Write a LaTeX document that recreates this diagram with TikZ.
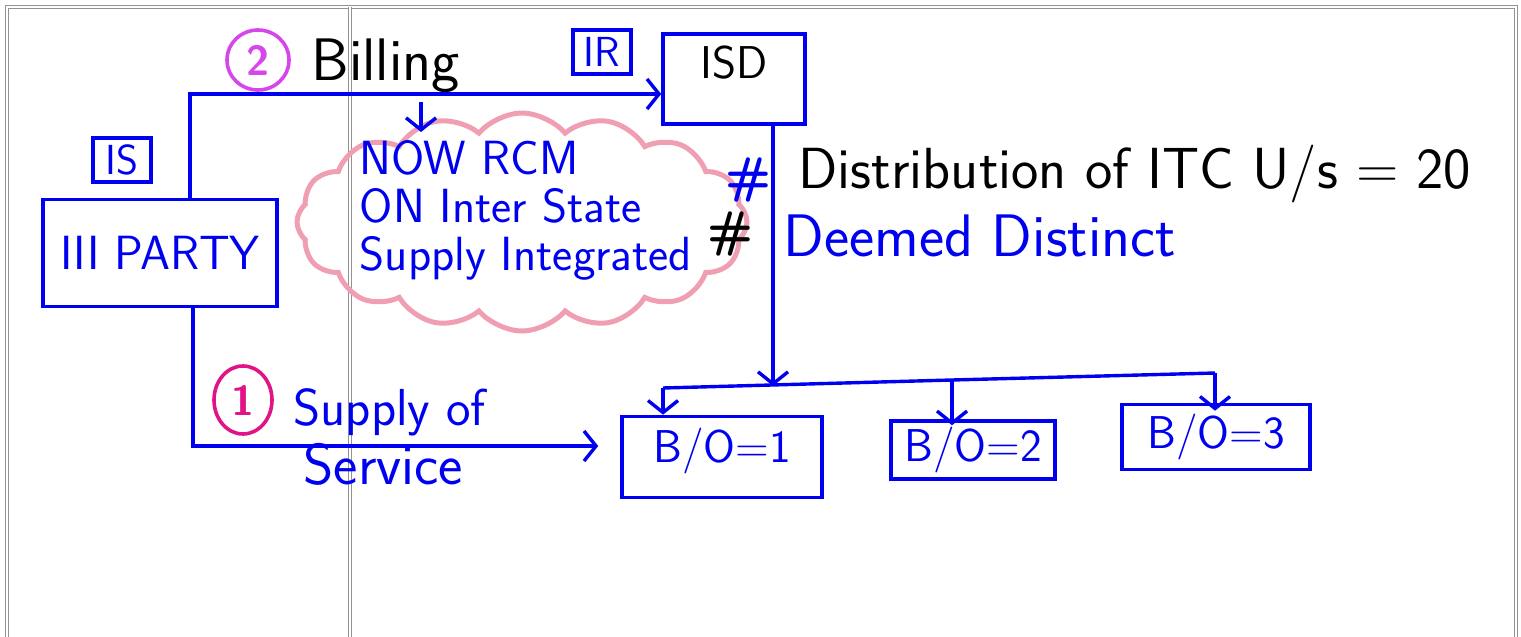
\documentclass[tikz,border=0pt]{standalone}
\usepackage{tikz}
\usetikzlibrary{positioning, arrows.meta, shapes.symbols, shapes.geometric}
\definecolor{inkblue}{RGB}{0,0,240}
\definecolor{cloudpink}{RGB}{240,158,178}
\definecolor{numpink}{RGB}{225,20,135}
\definecolor{nummagenta}{RGB}{215,70,235}
\tikzset{
	>={Straight Barb[length=12pt,width=30pt]}, % open heads, as drawn by hand
	flow/.style={draw=inkblue, line width=3.4pt}, % the blue connectors
	box/.style={draw=inkblue, line width=3.6pt, inner sep=6pt, font=\sffamily\fontsize{46}{50}\selectfont},
	hand/.style={font=\sffamily\fontsize{#1}{#1}\selectfont},
	hashmark/.style={font=\sffamily\bfseries\fontsize{50}{50}\selectfont},
	tag/.style={draw=inkblue, line width=3.2pt, text=inkblue, inner sep=4pt, minimum width=58pt, minimum height=44pt, font=\sffamily\fontsize{42}{42}\selectfont},
	numring/.style={draw=#1, text=#1, line width=3.6pt, ellipse, inner sep=2pt, font=\sffamily\bfseries\fontsize{42}{42}\selectfont},
	frame/.style={draw=gray!85, double, double distance=1.6pt, line width=1pt},
}
\begin{document}
\begin{tikzpicture}[x=1pt, y=-1pt]
	\useasboundingbox (0,0) rectangle (1521,637);
	% page frame
	\draw[frame] (7,645) -- (7,7) -- (1516,7) -- (1516,645);
	\draw[frame] (350,7) -- (350,645);

	% boxes
	\node[box, minimum width=234pt, minimum height=107pt, text=inkblue, font=\sffamily\fontsize{48}{50}\selectfont] (party) at (160,253) {III PARTY};
	\node[box, minimum width=142pt, minimum height=90pt, text height=34pt, text depth=36pt] (isd) at (734,79) {ISD};
	\node[box, minimum width=200pt, minimum height=81pt, text=inkblue, text height=34pt, text depth=24pt] (bo1) at (722,457) {B/O=1};
	\node[box, minimum width=164pt, minimum height=55pt, text=inkblue] (bo2) at (973,450) {B/O=2};
	\node[box, minimum width=188pt, minimum height=65pt, text=inkblue] (bo3) at (1216,437) {B/O=3};

	% labels on the parties
	\node[tag] (labIS) at (122,160) {IS};
	\node[tag] (labIR) at (602,52) {IR};

	% billing, 2
	\node[numring=nummagenta, minimum width=62pt, minimum height=60pt] (num2) at (258,60) {2};
	\node[hand=60, anchor=base west] (billing) at (308,80) {Billing};
	\coordinate (bill) at (190,94);
	\draw[flow,->] (party.north -| bill) -- (bill) -- (bill -| isd.west);

	% supply of service, 1
	\node[numring=numpink, minimum width=58pt, minimum height=68pt] (num1) at (243,400) {1};
	\node[hand=52, text=inkblue, anchor=base west] (supply) at (290,425) {Supply of};
	\node[hand=58, text=inkblue, anchor=base west] (service) at (300,484) {Service};
	\coordinate (sup) at (193,446);
	\draw[flow,->] (party.south -| sup) -- (sup) -- ([xshift=-22pt]sup -| bo1.west);

	% the note in the cloud
	\node[cloud, cloud puffs=16, cloud puff arc=100, aspect=2, draw=cloudpink, line width=5pt,
		minimum width=450pt, minimum height=218pt] (cloud) at (522,222) {};
	\node[text=inkblue, align=left, font=\sffamily\fontsize{48}{48}\selectfont] (rcm) at (526,210)
		{NOW RCM\\ON Inter State\\Supply Integrated};
	\coordinate (mark) at (421,102);
	\draw[flow,->] (mark) -- ++(0,30);

	% ISD to the branches
	\node[hashmark, text=inkblue] (hashA) at (748,180) {\#};
	\node[hashmark] (hashB) at (730,234) {\#};
	\node[hand=58, anchor=base west] (dist) at (795,188) {Distribution of ITC U/s = 20};
	\node[hand=60, text=inkblue, anchor=base west] (deemed) at (780,256) {Deemed Distinct};

	\coordinate (split) at (773,386);
	\coordinate (b1) at (663,388);
	\coordinate (b2) at (952,380);
	\coordinate (b3) at (1215,373);
	\draw[flow,->] (isd.south -| split) -- (split);
	\draw[flow] (b1) -- (b2) -- (b3);
	\draw[flow,->] (b1) -- (b1 |- bo1.north);
	\draw[flow,->] (b2) -- ([yshift=-6pt]b2 |- bo2.north);
	\draw[flow,->] (b3) -- ([yshift=-8pt]b3 |- bo3.north);
\end{tikzpicture}
\end{document}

_Written problem:_
Leave out all pictures, then copy the remaining material exactly.

_Written response:_
Write a LaTeX document that recreates this diagram with TikZ.
\documentclass[tikz,border=0pt]{standalone}
\usepackage{tikz}
\usetikzlibrary{positioning, arrows.meta, shapes.symbols, shapes.geometric}
\definecolor{inkblue}{RGB}{0,0,240}
\definecolor{cloudpink}{RGB}{240,158,178}
\definecolor{numpink}{RGB}{225,20,135}
\definecolor{nummagenta}{RGB}{215,70,235}
\tikzset{
	>={Straight Barb[length=12pt,width=30pt]}, % open heads, as drawn by hand
	flow/.style={draw=inkblue, line width=3.4pt}, % the blue connectors
	box/.style={draw=inkblue, line width=3.6pt, inner sep=6pt, font=\sffamily\fontsize{46}{50}\selectfont},
	hand/.style={font=\sffamily\fontsize{#1}{#1}\selectfont},
	hashmark/.style={font=\sffamily\bfseries\fontsize{50}{50}\selectfont},
	tag/.style={draw=inkblue, line width=3.2pt, text=inkblue, inner sep=4pt, minimum width=58pt, minimum height=44pt, font=\sffamily\fontsize{42}{42}\selectfont},
	numring/.style={draw=#1, text=#1, line width=3.6pt, ellipse, inner sep=2pt, font=\sffamily\bfseries\fontsize{42}{42}\selectfont},
	frame/.style={draw=gray!85, double, double distance=1.6pt, line width=1pt},
}
\begin{document}
\begin{tikzpicture}[x=1pt, y=-1pt]
	\useasboundingbox (0,0) rectangle (1521,637);
	% page frame
	\draw[frame] (7,645) -- (7,7) -- (1516,7) -- (1516,645);
	\draw[frame] (350,7) -- (350,645);

	% boxes
	\node[box, minimum width=234pt, minimum height=107pt, text=inkblue, font=\sffamily\fontsize{48}{50}\selectfont] (party) at (160,253) {III PARTY};
	\node[box, minimum width=142pt, minimum height=90pt, text height=34pt, text depth=36pt] (isd) at (734,79) {ISD};
	\node[box, minimum width=200pt, minimum height=81pt, text=inkblue, text height=34pt, text depth=24pt] (bo1) at (722,457) {B/O=1};
	\node[box, minimum width=164pt, minimum height=55pt, text=inkblue] (bo2) at (973,450) {B/O=2};
	\node[box, minimum width=188pt, minimum height=65pt, text=inkblue] (bo3) at (1216,437) {B/O=3};

	% labels on the parties
	\node[tag] (labIS) at (122,160) {IS};
	\node[tag] (labIR) at (602,52) {IR};

	% billing, 2
	\node[numring=nummagenta, minimum width=62pt, minimum height=60pt] (num2) at (258,60) {2};
	\node[hand=60, anchor=base west] (billing) at (308,80) {Billing};
	\coordinate (bill) at (190,94);
	\draw[flow,->] (party.north -| bill) -- (bill) -- (bill -| isd.west);

	% supply of service, 1
	\node[numring=numpink, minimum width=58pt, minimum height=68pt] (num1) at (243,400) {1};
	\node[hand=52, text=inkblue, anchor=base west] (supply) at (290,425) {Supply of};
	\node[hand=58, text=inkblue, anchor=base west] (service) at (300,484) {Service};
	\coordinate (sup) at (193,446);
	\draw[flow,->] (party.south -| sup) -- (sup) -- ([xshift=-22pt]sup -| bo1.west);

	% the note in the cloud
	\node[cloud, cloud puffs=16, cloud puff arc=100, aspect=2, draw=cloudpink, line width=5pt,
		minimum width=450pt, minimum height=218pt] (cloud) at (522,222) {};
	\node[text=inkblue, align=left, font=\sffamily\fontsize{48}{48}\selectfont] (rcm) at (526,210)
		{NOW RCM\\ON Inter State\\Supply Integrated};
	\coordinate (mark) at (421,102);
	\draw[flow,->] (mark) -- ++(0,30);

	% ISD to the branches
	\node[hashmark, text=inkblue] (hashA) at (748,180) {\#};
	\node[hashmark] (hashB) at (730,234) {\#};
	\node[hand=58, anchor=base west] (dist) at (795,188) {Distribution of ITC U/s = 20};
	\node[hand=60, text=inkblue, anchor=base west] (deemed) at (780,256) {Deemed Distinct};

	\coordinate (split) at (773,386);
	\coordinate (b1) at (663,388);
	\coordinate (b2) at (952,380);
	\coordinate (b3) at (1215,373);
	\draw[flow,->] (isd.south -| split) -- (split);
	\draw[flow] (b1) -- (b2) -- (b3);
	\draw[flow,->] (b1) -- (b1 |- bo1.north);
	\draw[flow,->] (b2) -- ([yshift=-6pt]b2 |- bo2.north);
	\draw[flow,->] (b3) -- ([yshift=-8pt]b3 |- bo3.north);
\end{tikzpicture}
\end{document}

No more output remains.